# What is the empirical formula for fructose given its percent composition: 40.00% C, 6.72% H, and 53.29% O?

May 26, 2016

$C {H}_{2} O$

#### Explanation:

The empirical formula is the simplest whole number ratio defining constituent atoms in a species.

In all of these problems it is useful to assume $100$ $g$ of compund, and calculate the ATOMIC composition.

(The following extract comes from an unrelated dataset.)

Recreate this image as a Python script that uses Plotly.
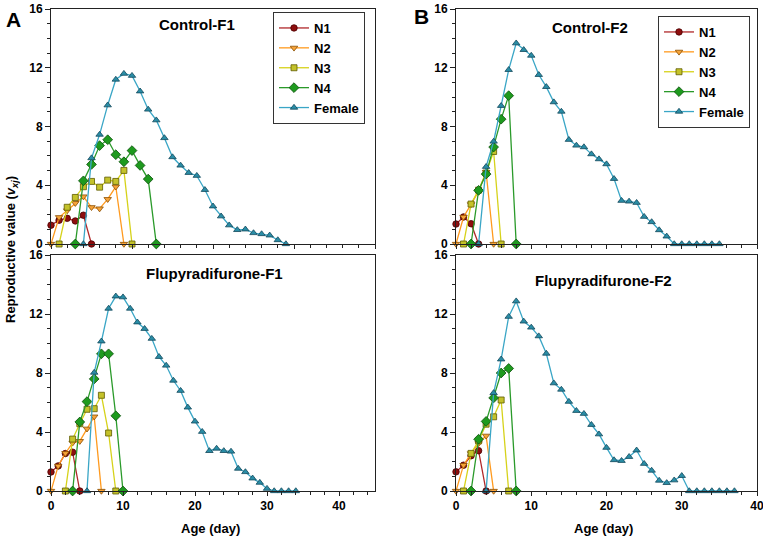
import plotly.graph_objects as go

# ---------------- DATA ----------------
series_names = ["N1", "N2", "N3", "N4", "Female"]

# Control-F1
cf1_n1_x = [0, 1, 2, 3, 4, 5]
cf1_n1_y = [1.28, 1.62, 1.75, 1.57, 1.96, 0]
cf1_n2_x = [0, 1, 2, 3, 4, 5, 6, 7, 8, 9]
cf1_n2_y = [0, 1.82, 2.28, 2.78, 3.23, 2.5, 2.41, 3.05, 3.9, 0]
cf1_n3_x = [1, 2, 3, 4, 5, 6, 7, 8, 9, 10]
cf1_n3_y = [0, 2.5, 3.17, 3.9, 4.26, 3.87, 4.35, 4.26, 5.01, 0]
cf1_n4_x = [3, 4, 5, 6, 7, 8, 9, 10, 11, 12, 13]
cf1_n4_y = [0, 4.3, 5.42, 6.7, 7.1, 6.08, 5.6, 6.36, 5.35, 4.42, 0]
cf1_f_x = list(range(4, 30))
cf1_f_y = [0, 5.85, 7.45, 9.45, 11.2, 11.6, 11.46, 10.4, 9.16, 8.43, 7.22, 5.92,
           5.35, 4.85, 4.65, 3.69, 2.57, 1.89, 1.28, 0.96, 1.0, 0.75, 0.68, 0.59,
           0.27, 0]

# Flupyradifurone-F1
ff1_n1_x = [0, 1, 2, 3, 4]
ff1_n1_y = [1.29, 1.70, 2.54, 2.63, 0]
ff1_n2_x = [0, 1, 2, 3, 4, 5, 6, 7]
ff1_n2_y = [0, 1.70, 2.56, 3.27, 3.38, 4.22, 5.04, 0]
ff1_n3_x = [2, 3, 4, 5, 6, 7, 8, 9]
ff1_n3_y = [0, 3.52, 4.56, 5.54, 5.58, 6.49, 3.93, 0]
ff1_n4_x = [3, 4, 5, 6, 7, 8, 9, 10]
ff1_n4_y = [0, 4.68, 6.06, 7.6, 9.3, 9.3, 5.1, 0]
ff1_f_x = list(range(5, 35))
ff1_f_y = [0, 8.03, 10.15, 12.37, 13.2, 13.14, 12.37, 11.44, 11.0, 10.33, 9.1,
           8.51, 7.49, 6.8, 5.67, 4.72, 4.02, 2.72, 2.88, 2.72, 2.68, 1.52, 1.29,
           0.86, 0.57, 0.16, 0, 0, 0, 0]

# Control-F2
cf2_n1_x = [0, 1, 2, 3]
cf2_n1_y = [1.36, 1.84, 1.38, 0]
cf2_n2_x = [0, 1, 2, 3, 4, 5]
cf2_n2_y = [0, 1.84, 2.7, 3.6, 4.9, 0]
cf2_n3_x = [1, 2, 3, 4, 5, 6]
cf2_n3_y = [0, 2.72, 3.67, 4.83, 6.3, 0]
cf2_n4_x = [2, 3, 4, 5, 6, 7, 8]
cf2_n4_y = [0, 3.65, 4.76, 6.6, 8.5, 10.1, 0]
cf2_f_x = list(range(3, 36))
cf2_f_y = [0, 5.26, 6.98, 9.41, 11.86, 13.67, 13.22, 12.83, 11.52, 10.7, 9.66,
           9.02, 7.1, 6.71, 6.6, 6.12, 5.78, 5.44, 4.44, 2.95, 2.9, 2.81, 1.86,
           1.5, 0.95, 0.52, 0, 0, 0, 0, 0, 0, 0]

# Flupyradifurone-F2
ff2_n1_x = [0, 1, 2, 3, 4]
ff2_n1_y = [1.30, 1.75, 2.39, 2.73, 0]
ff2_n2_x = [0, 1, 2, 3, 4, 5]
ff2_n2_y = [0, 1.75, 2.55, 3.23, 3.74, 0]
ff2_n3_x = [1, 2, 3, 4, 5, 6, 7]
ff2_n3_y = [0, 2.55, 3.4, 4.53, 5.03, 6.17, 0]
ff2_n4_x = [2, 3, 4, 5, 6, 7, 8]
ff2_n4_y = [0, 3.51, 4.72, 6.31, 8.0, 8.31, 0]
ff2_f_x = list(range(4, 38))
ff2_f_y = [0, 6.65, 8.93, 11.82, 12.87, 11.5, 11.09, 10.5, 9.32, 7.31, 6.88,
           6.06, 5.44, 5.24, 4.49, 3.85, 2.94, 2.1, 2.05, 2.32, 2.76, 1.85, 1.39,
           0.71, 0.55, 0.73, 1.03, 0, 0, 0, 0, 0, 0, 0]

y_ticks = [0, 4, 8, 12, 16]
x_ticks = [0, 10, 20, 30, 40]
panel_titles = ["Control-F1", "Flupyradifurone-F1", "Control-F2", "Flupyradifurone-F2"]

# ---------------- STYLE ----------------
FONT = "Liberation Sans, Arial, sans-serif"
styles = {
    "N1": dict(line="#B0282A", fill="#8E0E0E", edge="#4A0000", symbol="circle", size=6.5),
    "N2": dict(line="#FF9A1E", fill="#F7A43A", edge="#8A4E00", symbol="triangle-down", size=6.5),
    "N3": dict(line="#D6D21A", fill="#C4C22A", edge="#5E5A00", symbol="square", size=6),
    "N4": dict(line="#2A9A2A", fill="#1E9A1E", edge="#0B4F0B", symbol="diamond", size=7.5),
    "Female": dict(line="#3AA6C6", fill="#2A8DA6", edge="#12485A", symbol="triangle-up", size=6.5),
}

panels = [
    ("x", "y", "legend", True,
     [(cf1_n1_x, cf1_n1_y), (cf1_n2_x, cf1_n2_y), (cf1_n3_x, cf1_n3_y), (cf1_n4_x, cf1_n4_y), (cf1_f_x, cf1_f_y)]),
    ("x2", "y2", None, False,
     [(ff1_n1_x, ff1_n1_y), (ff1_n2_x, ff1_n2_y), (ff1_n3_x, ff1_n3_y), (ff1_n4_x, ff1_n4_y), (ff1_f_x, ff1_f_y)]),
    ("x3", "y3", "legend2", True,
     [(cf2_n1_x, cf2_n1_y), (cf2_n2_x, cf2_n2_y), (cf2_n3_x, cf2_n3_y), (cf2_n4_x, cf2_n4_y), (cf2_f_x, cf2_f_y)]),
    ("x4", "y4", None, False,
     [(ff2_n1_x, ff2_n1_y), (ff2_n2_x, ff2_n2_y), (ff2_n3_x, ff2_n3_y), (ff2_n4_x, ff2_n4_y), (ff2_f_x, ff2_f_y)]),
]

fig = go.Figure()
for xa, ya, leg, show, data in panels:
    for name, (xs, ys) in zip(series_names, data):
        s = styles[name]
        kw = dict(x=xs, y=ys, name=name, mode="lines+markers", xaxis=xa, yaxis=ya,
                  line=dict(color=s["line"], width=1.3),
                  marker=dict(symbol=s["symbol"], size=s["size"], color=s["fill"],
                              line=dict(color=s["edge"], width=0.8)),
                  cliponaxis=False, showlegend=show)
        if leg:
            kw["legend"] = leg
        fig.add_trace(go.Scatter(**kw))

W, H = 763, 540
def fx(px): return px / W
def fy(py): return 1 - py / H

tickfont = dict(family=FONT, size=12, color="black", weight="bold")

def xaxis(dom_x, rng, labels, anchor):
    return dict(domain=dom_x, range=rng, anchor=anchor, showline=True, linecolor="#222",
                linewidth=1, mirror=True, ticks="outside", ticklen=4, tickcolor="#222",
                tickvals=x_ticks, showticklabels=labels, tickfont=tickfont,
                ticklabeloverflow="allow",
                showgrid=False, zeroline=False, automargin=False,
                minor=dict(dtick=2, tick0=0, ticks="outside", ticklen=3, tickcolor="#222", showgrid=False))

def yaxis(dom_y, anchor):
    return dict(domain=dom_y, range=[0, 16], anchor=anchor, showline=True, linecolor="#222",
                linewidth=1, mirror=True, ticks="outside", ticklen=5, tickcolor="#222",
                tickvals=y_ticks, tickfont=tickfont, showgrid=False, zeroline=False,
                automargin=False, ticklabeloverflow="allow",
                minor=dict(dtick=1, tick0=0, ticks="outside", ticklen=3, tickcolor="#222", showgrid=False))

A_x = [fx(51), fx(375)]
B_x = [fx(456), fx(757)]
top_y = [fy(244), fy(9)]
bot_y = [fy(491), fy(255)]

legend_common = dict(font=dict(family=FONT, size=13, color="black", weight="bold"),
                     bgcolor="white", bordercolor="#333", borderwidth=1,
                     xanchor="left", yanchor="top", xref="paper", yref="paper",
                     tracegroupgap=0, itemwidth=30)

fig.update_layout(
    width=W, height=H, margin=dict(l=0, r=0, t=0, b=0, autoexpand=False),
    paper_bgcolor="white", plot_bgcolor="white",
    font=dict(family=FONT, color="black"),
    hovermode=False,
    xaxis=xaxis(A_x, [0, 40], False, "y"),
    yaxis=yaxis(top_y, "x"),
    xaxis2=xaxis(A_x, [0, 45], True, "y2"),
    yaxis2=yaxis(bot_y, "x2"),
    xaxis3=xaxis(B_x, [0, 40], False, "y3"),
    yaxis3=yaxis(top_y, "x3"),
    xaxis4=xaxis(B_x, [0, 40], True, "y4"),
    yaxis4=yaxis(bot_y, "x4"),
    legend=dict(x=fx(273), y=fy(12), **legend_common),
    legend2=dict(x=fx(658), y=fy(16), **legend_common),
)

ann = []
title_pos = [(197, 25), (214, 273), (590, 27), (603, 280)]
for t, (px, py) in zip(panel_titles, title_pos):
    ann.append(dict(text=t, x=fx(px), y=fy(py), xref="paper", yref="paper", showarrow=False,
                    xanchor="center", yanchor="middle",
                    font=dict(family=FONT, size=15, color="black", weight="bold")))
ann.append(dict(text="A", x=fx(13), y=fy(20), xref="paper", yref="paper", showarrow=False,
                xanchor="center", yanchor="middle", font=dict(family=FONT, size=21, color="black", weight="bold")))
ann.append(dict(text="B", x=fx(421), y=fy(17), xref="paper", yref="paper", showarrow=False,
                xanchor="center", yanchor="middle", font=dict(family=FONT, size=21, color="black", weight="bold")))
ann.append(dict(text="Reproductive value (<i>v</i><sub><i>xj</i></sub>)", x=fx(11), y=fy(250),
                xref="paper", yref="paper", showarrow=False, textangle=-90,
                xanchor="center", yanchor="middle", font=dict(family=FONT, size=13, color="black", weight="bold")))
for px in (210, 603):
    ann.append(dict(text="Age (day)", x=fx(px), y=fy(528), xref="paper", yref="paper", showarrow=False,
                    xanchor="center", yanchor="middle", font=dict(family=FONT, size=13, color="black", weight="bold")))
fig.update_layout(annotations=ann)

fig.write_html("out.html", config={"displayModeBar": False},
               post_script="document.body.style.margin='0';document.body.style.padding='0';document.body.style.overflow='hidden';")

So, in $100 \cdot g$ fructose, there are:

$\frac{40.00 \cdot g}{12.01 \cdot g \cdot m o {l}^{-} 1}$ $=$ $3.33 \cdot m o l \cdot C$,

$\frac{6.72 \cdot g}{1.00794 \cdot g \cdot m o {l}^{-} 1}$ $=$ $6.66 \cdot m o l \cdot H$,

$\frac{53.29 \cdot g}{15.999 \cdot g \cdot m o {l}^{-} 1}$ $=$ $3.33 \cdot m o l \cdot O$,

If we divide thru by the smallest molar quantity, we get a formula of $C {H}_{2} O$.

The molecuar mass of fructose is $180.16 \cdot g \cdot m o {l}^{-} 1$. How do we use these data to provide a molecular formula?